The race goes on: Belmont’s annual Water Dog Run continues with a unique format


Facchino Photography

Local Belmont resident Fred Ehlers celebrates finishing his run.

This year, from Oct. 10 to 25, the City of Belmont is hosting its third annual Water Dog Run, a community fundraiser that supports local education. The format of this year’s race had to be modified, but organizers are determined that even a pandemic won’t slow down this popular community event.  

With the ongoing COVID-19 pandemic still raging, race organizers had to figure out how to hold the event without endangering the safety of runners and organizers. The unique plan this year involves having participants record a run or walk individually within a two-week window and report their finish time. With options of a 5K, 10K, one-mile kids run, or a one-mile dog (FIDO) run, participants can run on their own, with a pet, or with their families. 

County-wide health restrictions have been in place since June. Since San Mateo County is in the red tier, it was impossible to host this event in the regular format—with all runners gathered on the second Saturday in October. To comply with these regulations, community organizers decided to adopt a flexible format. Race organizer Stephanie Davies emphasized that this was the best option possible so that participants could still enjoy the event while taking the proper precautions to remain safe. 

“The start line of the race? Your front door. The end? Wherever you finish your run,” Davies said. 

Belmont community members agree on the value of the Water Dog Run to Belmont, no matter what the format. Nevertheless, under the circumstances, organizers are not complaining. Started by the Belmont Chamber of Commerce in 2018, with a goal to raise funds for education, the Belmont Water Dog Run is now its own non-profit corporation.  It has provided over $16,000 in grants and support back to public and private schools, foundations, and city education programs in its first two years.  With 325 runners registering this year, organizers are confident that the race will continue to benefit local education programs this year.  Belmont city manager Afshin Oskoui emphasized the race’s immaterial benefits as well.

“It’s a great way to bring the community together. It’s innovative. It’s a great way to appeal to families, including pets. You don’t have to be an athlete or competitive. Everyone can participate,” he said. 

During this time of separation, the race is also shaping up to be a great way to reconnect with people, with social distancing in mind.

“When we are able to connect with our neighbors, when we are able to share experiences, when we are able to do things like the Water Dog Run, we’re able to connect and bond with each other in different ways, which brings joy to the community,” said Belmont-Redwood Shores School District Superintendent Dan Deguara. 

One enthusiastic participant is Belmont resident Fred Ehlers. He has been on a fitness journey, losing over 200 pounds over the course of several years, and strives to commit himself to challenging, high-level running events. 

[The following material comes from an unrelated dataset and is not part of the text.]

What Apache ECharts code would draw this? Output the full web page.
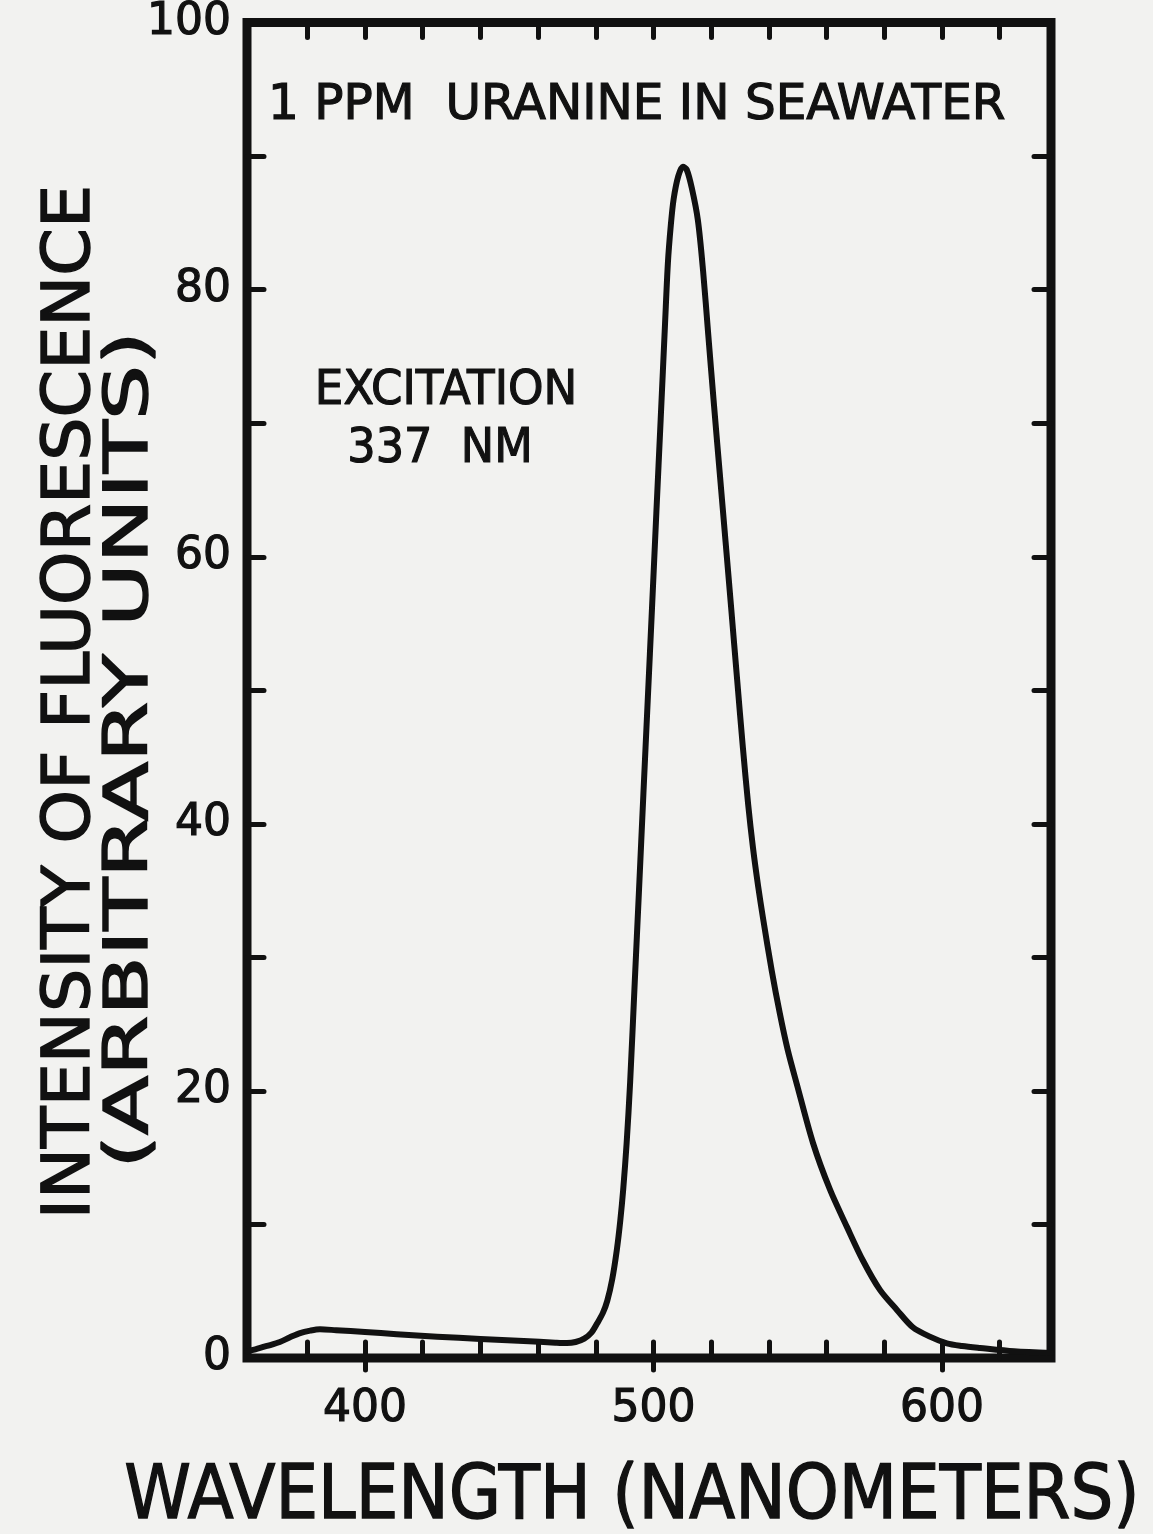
<!DOCTYPE html>
<html>
<head>
<meta charset="utf-8">
<script src="https://cdn.jsdelivr.net/npm/echarts@6/dist/echarts.min.js"></script>
<style>
html,body{margin:0;padding:0;background:#f2f2f0;}
#chart{width:1153px;height:1534px;}
</style>
</head>
<body>
<div id="chart"></div>
<script>
// ---- data ----
const wavelength = [359.1, 362, 366, 370.5, 374, 377.5, 381, 384.4, 390, 400, 411, 425, 440, 455, 466, 470, 473, 476, 478.5, 480.5, 482.5, 484, 485.7, 487.3, 488.5, 489.5, 490.7, 491.9, 493.5, 495, 496.5, 498, 499.5, 501, 502.5, 504, 505, 506, 507, 508.6, 510.2, 511.5, 513.3, 515.4, 517.2, 519, 521, 523, 525, 527, 529, 531, 532.8, 534.5, 536.3, 538, 541, 543.8, 546.5, 549.7, 555.3, 561.2, 567.1, 572.6, 578.5, 584.4, 589.9, 595.8, 601.7, 607, 613.2, 625, 637.8];
const intensity = [0.5, 0.65, 0.9, 1.2, 1.55, 1.87, 2.05, 2.15, 2.08, 1.95, 1.78, 1.6, 1.42, 1.27, 1.15, 1.12, 1.2, 1.45, 1.9, 2.6, 3.4, 4.3, 5.9, 8.1, 10.3, 12.6, 16.1, 20.6, 28.1, 35.1, 42.2, 49.2, 56.2, 63.3, 70.3, 77.4, 82.0, 84.8, 86.8, 88.5, 89.2, 89.0, 87.6, 85.2, 81.4, 76.6, 71.3, 66.2, 61.1, 56.0, 50.8, 45.7, 41.5, 38.2, 35.3, 32.9, 29.0, 25.8, 23.1, 20.5, 16.1, 12.6, 9.8, 7.3, 5.1, 3.6, 2.3, 1.6, 1.1, 0.9, 0.75, 0.5, 0.37];
const xTickValues = [380, 400, 420, 440, 460, 480, 500, 520, 540, 560, 580, 600, 620];
const xLabelValues = [400, 500, 600];
const yTickValues = [10, 20, 30, 40, 50, 60, 70, 80, 90];
const yLabelValues = [0, 20, 40, 60, 80, 100];
const titleText = '1 PPM  URANINE IN SEAWATER';
const noteLines = ['EXCITATION', '337  NM'];
const xName = 'WAVELENGTH (NANOMETERS)';
const yNameLines = ['INTENSITY OF FLUORESCENCE', '(ARBITRARY UNITS)'];
const xMin = 359.1, xMax = 637.8, yMin = 0, yMax = 100;

const FONT = 'DejaVu Sans';
const INK = '#111';

const chart = echarts.init(document.getElementById('chart'), null, {renderer: 'canvas'});

function txt(text, x, y, size, opts) {
  opts = opts || {};
  return {
    type: 'text', x: x, y: y,
    rotation: opts.rotation || 0,
    scaleX: opts.scaleX || 1,
    style: {
      text: text, fill: INK, font: 'normal ' + size + 'px "' + FONT + '"',
      textAlign: opts.align || 'center', textVerticalAlign: 'middle',
      stroke: INK, lineWidth: opts.stroke == null ? 1.2 : opts.stroke
    },
    z: 100
  };
}

const tickStyle = {color: INK, width: 5, cap: 'round'};
const labelStyle = {fontFamily: FONT, fontSize: 44, color: INK, textBorderColor: INK, textBorderWidth: 1.2};

const option = {
  backgroundColor: '#f2f2f0',
  animation: false,
  grid: {left: 247, right: 102, top: 22, bottom: 176, show: true, borderColor: INK, borderWidth: 9, backgroundColor: 'transparent'},
  xAxis: [
    {
      type: 'value', position: 'bottom', min: xMin, max: xMax,
      axisLine: {show: false}, splitLine: {show: false},
      axisTick: {show: true, inside: true, length: 16, lineStyle: tickStyle, customValues: xTickValues},
      axisLabel: Object.assign({show: true, margin: 30, customValues: xLabelValues}, labelStyle)
    },
    {
      type: 'value', position: 'bottom', min: xMin, max: xMax,
      axisLine: {show: false}, splitLine: {show: false},
      axisTick: {show: true, inside: false, length: 12, lineStyle: tickStyle, customValues: xLabelValues},
      axisLabel: {show: false}
    },
    {
      type: 'value', position: 'top', min: xMin, max: xMax,
      axisLine: {show: false}, splitLine: {show: false},
      axisTick: {show: true, inside: true, length: 15, lineStyle: tickStyle, customValues: xTickValues},
      axisLabel: {show: false}
    }
  ],
  yAxis: [
    {
      type: 'value', position: 'left', min: yMin, max: yMax,
      axisLine: {show: false}, splitLine: {show: false},
      axisTick: {show: true, inside: true, length: 17, lineStyle: tickStyle, customValues: yTickValues},
      axisLabel: Object.assign({show: true, margin: 16, customValues: yLabelValues}, labelStyle)
    },
    {
      type: 'value', position: 'right', min: yMin, max: yMax,
      axisLine: {show: false}, splitLine: {show: false},
      axisTick: {show: true, inside: true, length: 17, lineStyle: tickStyle, customValues: yTickValues},
      axisLabel: {show: false}
    }
  ],
  series: [{
    type: 'line', xAxisIndex: 0, yAxisIndex: 0,
    data: wavelength.map((w, i) => [w, intensity[i]]),
    smooth: 0.3, showSymbol: false, symbol: 'none',
    lineStyle: {color: INK, width: 6, cap: 'round', join: 'round'},
    clip: true
  }],
  graphic: [
    txt(titleText, 268, 106, 49, {align: 'left', scaleX: 0.99}),
    txt(noteLines[0], 446, 392, 48, {scaleX: 0.94}),
    txt(noteLines[1], 440, 450, 48, {scaleX: 0.93}),
    txt(xName, 632, 1499, 75, {scaleX: 0.9, stroke: 1.4}),
    txt(yNameLines[0], 72, 702, 65, {rotation: Math.PI / 2, scaleX: 1.05, stroke: 1.4}),
    txt(yNameLines[1], 131, 750, 61, {rotation: Math.PI / 2, scaleX: 1.42, stroke: 1.4})
  ]
};
chart.setOption(option);
</script>
</body>
</html>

“The Water Dog Run provides an opportunity to run, interact with the community, make new friends, see old friends, and enjoy this wonderful city,” Ehlers said. Is he running this year? “You bet!”

This year, one may not feel that excitement from physically standing on Ralston Avenue on the race day. However, despite the ongoing pandemic and the unique format of this year’s race, the 2020 Belmont Water Dog Run is still off to the races.